Today I went to the Karen New Year celebration. It was very interesting and I’m really glad that I went. Before I left my house I looked around for my camera, but couldn’t find it. I realized later that I left it at my parents’ house on Christmas day. Oh well… It would have made this post really cool.
I arrived a little after noon. I was lucky to find a parking spot. When I entered the church there were Karen people dressed in traditional clothing. I found a place for my coat and wandered through the crowd. I had no idea if I’d know anyone there. I went upstairs and as I rounded the corner, a woman just gave me a styrofoam container of food and a bottle of water. At that point is where I spotted my student. So I sat and ate my Karen food while talking with him.
The food box had fried rice with cilantro, egg-rolls, triangular shaped fried things and some pieces of chicken along with some hot dipping sauce. The triangle things were filled with potato and some kind of meat (probably hamburger). I liked the egg rolls the best. The dipping sauce definitely had a kick to it. For dessert was a bowl of fruit – pineapple, cantaloupe and honey dew melon.

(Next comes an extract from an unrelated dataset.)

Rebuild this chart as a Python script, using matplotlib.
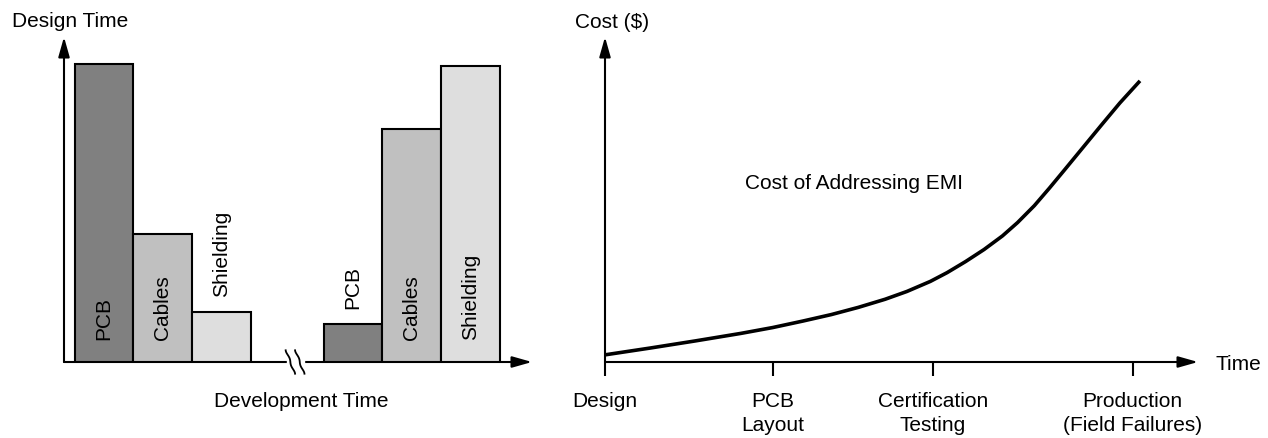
import numpy as np
import matplotlib.pyplot as plt

# left chart: design time spent per item, early vs late in development
bar_labels = ['PCB', 'Cables', 'Shielding', 'PCB', 'Cables', 'Shielding']
bar_heights = [91.7, 39.4, 15.4, 11.7, 71.7, 91.1]
bar_centers = [0.679, 1.679, 2.679, 4.921, 5.921, 6.921]
bar_colors = ['#808080', '#c0c0c0', '#dedede', '#808080', '#c0c0c0', '#dedede']
break_x = 3.935

# right chart: cost of addressing EMI over time
stage_labels = ['Design', 'PCB\nLayout', 'Certification\nTesting', 'Production\n(Field Failures)']
stage_x = [0.0, 1.0, 1.954, 3.147]
curve_x = [0.0, 0.27, 0.54, 0.81, 1.0, 1.18, 1.35, 1.51, 1.67, 1.80, 1.94, 2.04,
           2.15, 2.26, 2.37, 2.46, 2.56, 2.65, 2.74, 2.85, 2.96, 3.07, 3.19]
curve_y = [2.2, 4.3, 6.5, 8.8, 10.6, 12.6, 14.6, 16.8, 19.3, 21.7, 24.8, 27.5,
           30.9, 34.6, 38.8, 42.9, 48.1, 53.5, 59.1, 66.0, 72.9, 79.7, 86.5]

W, H = 1268, 439
fig = plt.figure(figsize=(W / 100, H / 100), dpi=100)
plt.rcParams['font.family'] = ['Liberation Sans', 'DejaVu Sans']
FS = 15


def px_axes(x0, y0, x1, y1):
    ax = fig.add_axes([x0 / W, 1 - y1 / H, (x1 - x0) / W, (y1 - y0) / H])
    ax.set_ylim(0, 100)
    ax.axis('off')
    return ax


def draw_arrows(ax):
    arrow = dict(arrowstyle='-|>,head_length=0.6,head_width=0.17', lw=1.5,
                 color='black', mutation_scale=20, shrinkA=0, shrinkB=0)
    ax.annotate('', xy=(1, 0), xytext=(0, 0), xycoords='axes fraction', arrowprops=arrow)
    ax.annotate('', xy=(0, 1), xytext=(0, 0), xycoords='axes fraction', arrowprops=arrow)


# ---- left panel ----
axL = px_axes(64, 38, 532, 363)
axL.set_xlim(0, 7.97)
draw_arrows(axL)
axL.bar(bar_centers, bar_heights, width=1.0, color=bar_colors,
        edgecolor='black', linewidth=1.5, zorder=3)
for c, h, lab in zip(bar_centers, bar_heights, bar_labels):
    # labels that don't fit inside a short bar sit on top of it
    y = 7.1 if h > 30 else h + 4.8
    axL.text(c, y, lab, rotation=90, ha='center', va='bottom', fontsize=FS, zorder=4)

# axis break
axL.add_patch(plt.Rectangle((break_x - 0.145, -0.8), 0.29, 1.6, color='white',
                            zorder=5, clip_on=False))
t = np.linspace(-1, 1, 60)
for dx in (-0.08, 0.08):
    axL.plot(break_x + dx + 0.06 * np.sin(np.pi * t / 2) ** 3 + 0.02 * t,
             -3.6 * t, color='black', lw=1.3, zorder=6, clip_on=False)

fig.text(12 / W, 1 - 27 / H, 'Design Time', fontsize=FS, ha='left', va='baseline')
fig.text(301 / W, 1 - 407 / H, 'Development Time', fontsize=FS,
         ha='center', va='baseline')

# ---- right panel ----
axR = px_axes(605, 38, 1198, 363)
axR.set_xlim(0, 3.536)
draw_arrows(axR)
axR.plot(curve_x, curve_y, color='black', lw=2.6, solid_capstyle='butt',
         solid_joinstyle='round')
axR.vlines(stage_x, -4.4, 0, color='black', lw=1.5, clip_on=False)
for x, lab in zip(stage_x, stage_labels):
    axR.text(x, -9.0, lab, ha='center', va='top', fontsize=FS, linespacing=1.3)
axR.text(1.485, 55.1, 'Cost of Addressing EMI', ha='center', va='center', fontsize=FS)

fig.text(575 / W, 1 - 28 / H, 'Cost ($)', fontsize=FS, ha='left', va='baseline')
fig.text(1215 / W, 1 - 370 / H, 'Time', fontsize=FS, ha='left', va='baseline')

fig.savefig('out.png', dpi=100)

There was a program in the sanctuary. My student lead me in and made sure I had a good seat near the front. There was dancing, singing and instrumental solos. The dancing was quite interesting. There were two different bamboo dances. The last one had six bamboo poles in one direction and six more perpendicular to the others and over the top. Each pair of poles had people on either end. The rhythm was tapped: down, down, down, together. A group of dancers stepped carefully amongst the poles without getting their ankles crunched between poles. They said that this dance was typically done at a funeral. But they also do it for the new year. My student was one that sang a song.
The people were all dressed in colorful fabrics. They were mainly in reds and blues. They are from Burma, but the style almost seemed sort of South American looking to me. I did buy a bag that will give you an idea of the fabric. Here it is:
It is so wonderful that I was able to go to this celebration. I obviously look different than them (yep – Scandinavian me sticks out). But every other “white” person that was there was treated like a special guest. They are so proud to share their culture and so glad that you want to learn about them. The changes that these people have dealt with are amazing. To assimilate to life in the US is dramatically different from their home country. I admire their efforts and was glad to be a part of them today.